К группе произведений, отмеченных пафосом обличения, можно отнести также полотна В. Васнецова «Чаепитие в трактире (В харчевне)» (1874) и А. Корзухина «В монастырской гостинице» (1882). Написанные молодыми художниками в начале творческого пути, картины демонстрировали возросшее мастерство в передаче характеров, типажей, в конструировании сложной многофигурной композиции. Изображая чаепитие в общественном пространстве, заполняя это пространство большим количеством действующих лиц, авторы визуализировали и процесс проявления индивидуальных человеческих качеств, и демонстрацию противоречивых социальных взаимодействий.

Таким образом, в русском искусстве второй половины XIX века сложился круг живописных работ, в которых чаепитие становилось пространством социального обличения. Существование данного типа изображений, их широкая известность и среди современников, и среди потомков свидетельствуют о наличии стоящего за ними определенного взгляда на мир, на повседневность, на пределы и формы взаимодействия между личным/семейным пространством и пространством социальным. Эти работы манифестировали готовность к разрушению, к обличению, к предельно жесткой критике семейного, домашнего, повседневного уклада. Художники не щадили символы уюта, размеренного течения жизни, жертвуя ими ради «приобщения к гражданским чувствам, главным образом к чувствам гнева и печали» [6].

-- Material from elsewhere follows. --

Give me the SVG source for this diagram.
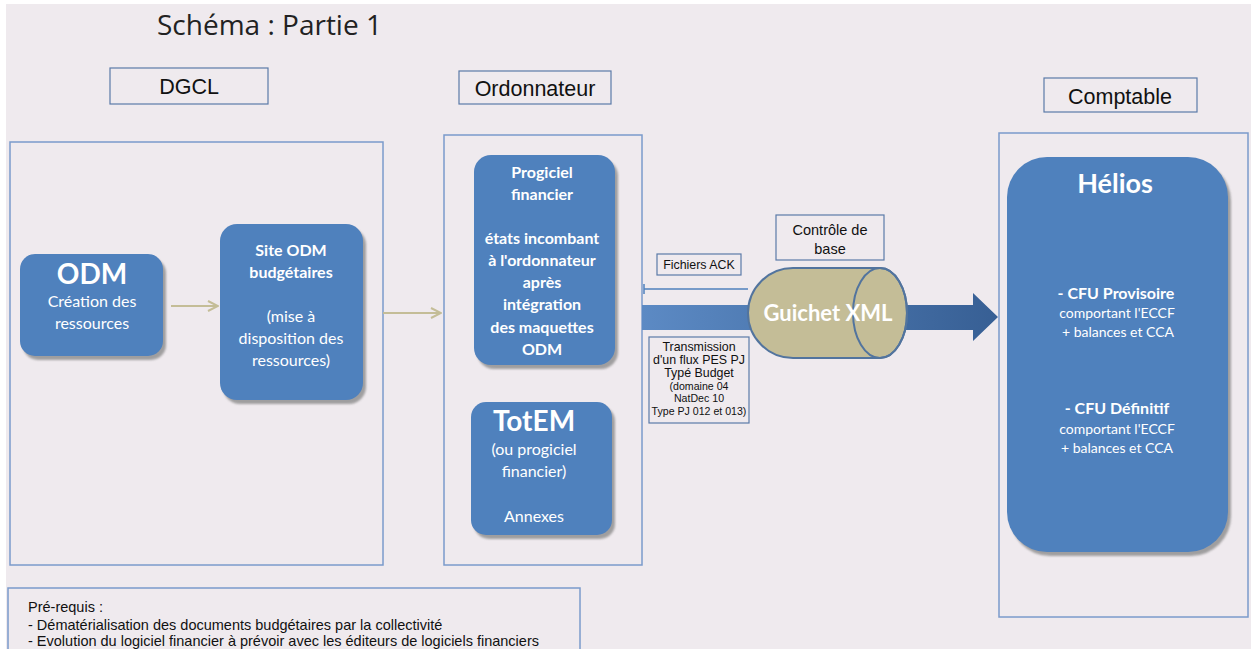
<svg xmlns="http://www.w3.org/2000/svg" width="1251" height="649" viewBox="0 0 1251 649">
<defs>
<style>
.bg{fill:#efeaee}
.cont{fill:none;stroke:#7b9bcb;stroke-width:1.5}
.lbl{fill:none;stroke:#5a7aa8;stroke-width:1.2}
.node{fill:#4f81bd}
.shadow{fill:#8c8c8c;opacity:0.8}
.t{font-family:Lato,"Open Sans","Liberation Sans",sans-serif;fill:#ffffff;text-anchor:middle}
.b{font-weight:bold}
.a{font-family:"Liberation Sans",Arial,sans-serif;fill:#111111}
.c{text-anchor:middle}
.conn{stroke:#c4bd97;stroke-width:2;fill:none}
</style>
<filter id="blur" x="-10%" y="-10%" width="120%" height="120%"><feGaussianBlur stdDeviation="1.2"/></filter>
<marker id="chev" viewBox="0 0 12 12" refX="11" refY="6" markerWidth="12" markerHeight="12" markerUnits="userSpaceOnUse" orient="auto">
<path d="M1,1 L11,6 L1,11" fill="none" stroke="#c4bd97" stroke-width="2"/>
</marker>
<marker id="ack" viewBox="0 0 6 10" refX="1" refY="5" markerWidth="6" markerHeight="10" markerUnits="userSpaceOnUse" orient="auto">
<path d="M1,0 L1,10" stroke="#4f81bd" stroke-width="1.5"/>
</marker>
<linearGradient id="flow" x1="0" y1="0" x2="1" y2="0">
<stop offset="0" stop-color="#5c8ac4"/>
<stop offset="1" stop-color="#375f94"/>
</linearGradient>
</defs>
<rect x="0" y="0" width="1251" height="649" fill="#ffffff"/>
<rect class="bg" x="6" y="4" width="1245" height="645"/>

<text x="157" y="35" font-family="'Open Sans','Liberation Sans',sans-serif" font-size="28" fill="#222">Schéma : Partie 1</text>

<!-- containers -->
<g id="dgcl-lane">
<rect class="cont" x="10" y="142" width="373" height="423"/>
<rect class="lbl" x="110" y="68" width="158" height="36"/>
<text class="a c" x="189" y="94" font-size="21.5">DGCL</text>
</g>
<g id="ordonnateur-lane">
<rect class="cont" x="444" y="135" width="198" height="430"/>
<rect class="lbl" x="459" y="71" width="152" height="33"/>
<text class="a c" x="535" y="96" font-size="21.5">Ordonnateur</text>
</g>
<g id="comptable-lane">
<rect class="cont" x="999" y="133" width="249" height="484"/>
<rect class="lbl" x="1044" y="78" width="153" height="34"/>
<text class="a c" x="1120" y="104" font-size="21.5">Comptable</text>
</g>

<!-- connectors -->
<g id="connectors">
<line class="conn" x1="171" y1="306" x2="218" y2="306" marker-end="url(#chev)"/>
<line class="conn" x1="383" y1="313" x2="441" y2="313" marker-end="url(#chev)"/>
<path d="M642,305 L973,305 L973,293 L998,317 L973,341 L973,330 L642,330 Z" fill="url(#flow)"/>
<line x1="644" y1="289" x2="748" y2="289" stroke="#4f81bd" stroke-width="1.5" marker-start="url(#ack)"/>
</g>

<g id="odm">
<rect class="shadow" x="23" y="258" width="143" height="102" rx="15" filter="url(#blur)"/>
<rect class="node" x="20" y="254" width="143" height="102" rx="15"/>
<text class="t b" x="92" y="284" font-size="28">ODM</text>
<text class="t" x="92" y="307" font-size="16">Création des</text>
<text class="t" x="92" y="329" font-size="16">ressources</text>
</g>

<g id="site-odm">
<rect class="shadow" x="223" y="228" width="143" height="176" rx="17" filter="url(#blur)"/>
<rect class="node" x="220" y="224" width="143" height="176" rx="17"/>
<text class="t b" x="291" y="256" font-size="16">Site ODM</text>
<text class="t b" x="291" y="278" font-size="16">budgétaires</text>
<text class="t" x="291" y="322" font-size="16">(mise à</text>
<text class="t" x="291" y="344" font-size="16">disposition des</text>
<text class="t" x="291" y="366" font-size="16">ressources)</text>
</g>

<g id="progiciel">
<rect class="shadow" x="477" y="159" width="141" height="210" rx="17" filter="url(#blur)"/>
<rect class="node" x="474" y="155" width="141" height="210" rx="17"/>
<text class="t b" x="542" y="178" font-size="16">Progiciel</text>
<text class="t b" x="542" y="200" font-size="16">financier</text>
<text class="t b" x="542" y="244" font-size="16">états incombant</text>
<text class="t b" x="542" y="266" font-size="16">à l'ordonnateur</text>
<text class="t b" x="542" y="288" font-size="16">après</text>
<text class="t b" x="542" y="310" font-size="16">intégration</text>
<text class="t b" x="542" y="333" font-size="16">des maquettes</text>
<text class="t b" x="542" y="355" font-size="16">ODM</text>
</g>

<g id="totem">
<rect class="shadow" x="474" y="406" width="141" height="133" rx="15" filter="url(#blur)"/>
<rect class="node" x="471" y="402" width="141" height="133" rx="15"/>
<text class="t b" x="534" y="431" font-size="28">TotEM</text>
<text class="t" x="534" y="455" font-size="16">(ou progiciel</text>
<text class="t" x="534" y="477" font-size="16">financier)</text>
<text class="t" x="534" y="522" font-size="16">Annexes</text>
</g>

<g id="helios">
<rect class="shadow" x="1010" y="161" width="221" height="395" rx="40" filter="url(#blur)"/>
<rect class="node" x="1007" y="157" width="221" height="395" rx="40"/>
<text class="t b" x="1115" y="193" font-size="27">Hélios</text>
<text class="t b" x="1116" y="299" font-size="16">- CFU Provisoire</text>
<text class="t" x="1117" y="318" font-size="14">comportant l'ECCF</text>
<text class="t" x="1118" y="337" font-size="14">+ balances et CCA</text>
<text class="t b" x="1117" y="414" font-size="16">- CFU Définitif</text>
<text class="t" x="1117" y="434" font-size="14">comportant l'ECCF</text>
<text class="t" x="1117" y="453" font-size="14">+ balances et CCA</text>
</g>

<g id="guichet-xml">
<path d="M793,268 L880,268 A27,45 0 0 1 880,358 L793,358 A45,45 0 0 1 793,268 Z" fill="#c4bd97" stroke="#52749e" stroke-width="2"/>
<ellipse cx="880" cy="313" rx="27" ry="45" fill="none" stroke="#52749e" stroke-width="2"/>
<text class="t b" x="828" y="321" font-size="22">Guichet XML</text>
</g>

<g id="controle">
<rect class="lbl" x="776" y="215" width="108" height="45" fill="none"/>
<text class="a c" x="830" y="235" font-size="14.5">Contrôle de</text>
<text class="a c" x="830" y="254" font-size="14.5">base</text>
</g>

<g id="fichiers-ack">
<rect class="lbl" x="657" y="254" width="84" height="21"/>
<text class="a c" x="699" y="269" font-size="12.4">Fichiers ACK</text>
</g>

<g id="transmission">
<rect class="lbl" x="649" y="337" width="100" height="86"/>
<text class="a c" x="699" y="351" font-size="12.4">Transmission</text>
<text class="a c" x="699" y="364" font-size="12.4">d'un flux PES PJ</text>
<text class="a c" x="699" y="377" font-size="12.4">Typé  Budget</text>
<text class="a c" x="699" y="390" font-size="10.6">(domaine 04</text>
<text class="a c" x="699" y="402" font-size="10.6">NatDec 10</text>
<text class="a c" x="699" y="415" font-size="10.6">Type PJ 012 et 013)</text>
</g>

<g id="prerequis">
<rect class="cont" x="8" y="588" width="572" height="80"/>
<text class="a" x="28" y="612" font-size="14.5">Pré-requis :</text>
<text class="a" x="28" y="630" font-size="14.5">- Dématérialisation des documents budgétaires par la collectivité</text>
<text class="a" x="28" y="646" font-size="14.5">- Evolution du logiciel financier à prévoir avec les éditeurs de logiciels financiers</text>
</g>
</svg>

Избираемая художниками реалистического направления стратегия изображения выступала как отражение одной из сторон национального менталитета: готовность разрушить быт, отказаться от всего самого домашнего, близкого во имя высшей цели.

Чаепитие как повседневная практика выступало чрезвычайно наглядным объектом для решения подобных задач. Оно неизменно воспринималось как пространство нормы, гармонии, устойчивых домашних традиций, прочных семейных связей. Его «живописное разрушение» давало необходимое напряжение, мучительный баланс между восприятием реальности как гармонии и реальности как социального уродства.